BOSTON (AP) – The widespread practice of giving gift bags filled with baby formula and other freebies to new mothers has been banned at hospitals in Massachusetts in a move by state health officials to promote breast-feeding.
The ban doesn’t forbid hospitals from giving out free formula, but it ends a practice that breast-feeding advocates say was designed to turn harried new mothers toward a less healthy alternative, and also implied an endorsement of formula by hospitals.
“There’s no free lunch and there’s no free gift,” said Beth Sargent, a lactation consultant from Needham. “A gift is something given freely without the anticipation of a return. There is absolutely an anticipation of return.”

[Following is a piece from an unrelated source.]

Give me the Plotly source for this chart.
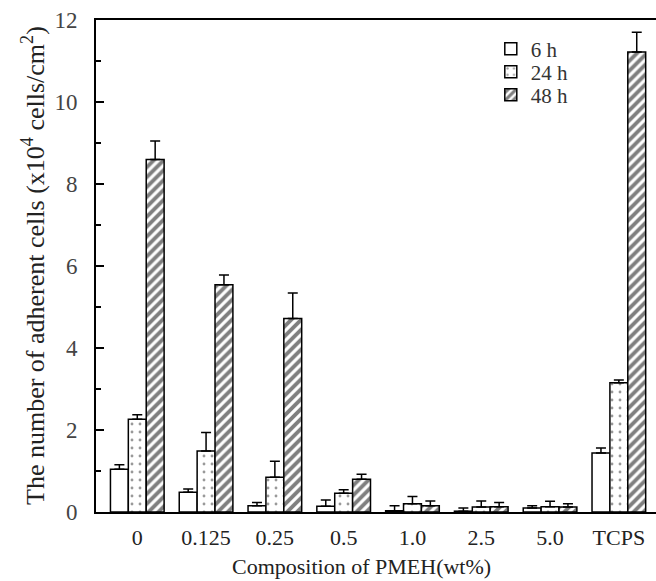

Some Massachusetts hospitals already forbid the gift bags, but Donna Rheaume, a spokeswoman for the Department of Public Health, said she believes it’s the first time a state has written such a ban into its hospital regulations.
Formula companies say their top priority is healthy mothers and babies, regardless of whether they breast-feed or use formula.
Gail Wood, a spokeswoman for Mead Johnson & Company, which makes Enfamil, said the ban was “over the top” and intrudes on the private choice about feeding a baby, which is made between mothers and their doctors. “I don’t think they’re respecting the decisions of women and the decisions of health care professionals,” she said. “I think it’s not respectful of their privacy.”
The bags are often diaper bags or backpacks with a cute mascot on the front, such as the bunny used by Enfamil. Besides a sample of formula, the bags contain coupons, information about formula feeding and breast-feeding. The “Very Best Baby” bag given out by Nestle has an ice pack for chilling breast milk, a music CD and a photo album, among other items, according to the company Web site.
Rheaume said the state was due to update regulations for maternal and newborn services, which hadn’t changed since 1989. The ban on gift bags, she said, was simply a way to encourage breast-feeding
Evidence of the benefits of breast-feeding is overwhelming, Rheaume said, including decreased ear infections, gastrointestinal illnesses and respiratory problems for babies, and lower risk of ovarian and breast cancer for mothers.
But if a woman chooses formula, she said, “that choice is going to be supported, as well.”
According to statistics from the Centers for Disease Control and Prevention, 74 percent of Massachusetts mothers breast-feed, but only 39 percent are still breast-feeding when the baby is 6 months old, below the federal goal of 50 percent. Nationally, about 36 percent of mothers breast-feed at 6 months.
Amy Branger, of Boston, the mother of a 2-year-old girl, said she was committed to breast-feeding but knew the temptation to turn to formula would be strong. One reason she chose Boston Medical Center for her delivery is because they didn’t give out the gift bags.
“In the middle of the night, when you’re tired and you want someone else to feed the baby, you want to use” the sample, said Branger, 39. “I wanted to do everything possible for (nursing) to work out.”
But not everyone chooses to breast-feed, due to work or other commitments, and not all women are physically able. Sarah Wood, 25, of Salem, said her now 15-month-old son initially had difficulty breast-feeding, so she used formula as a supplement, including the sample she got in her gift bag.
“The pressure to breast-feed is good. The problem is it doesn’t work out for everyone,” Wood said. “To make people feel guilty for doing it is the risk people run by advocating it so strongly.”
Judi McLaughlin, 36, of Medford, who gave formula and breast milk to her 2-year-old and 10-month-old girls, said the government has no business promoting a way to feed babies. All the gift bag ban does, she said, is open the door to pressure from breast-feeding advocates and increase “mother guilt.”
“My breasts, my business,” she said. “Stay out of there.”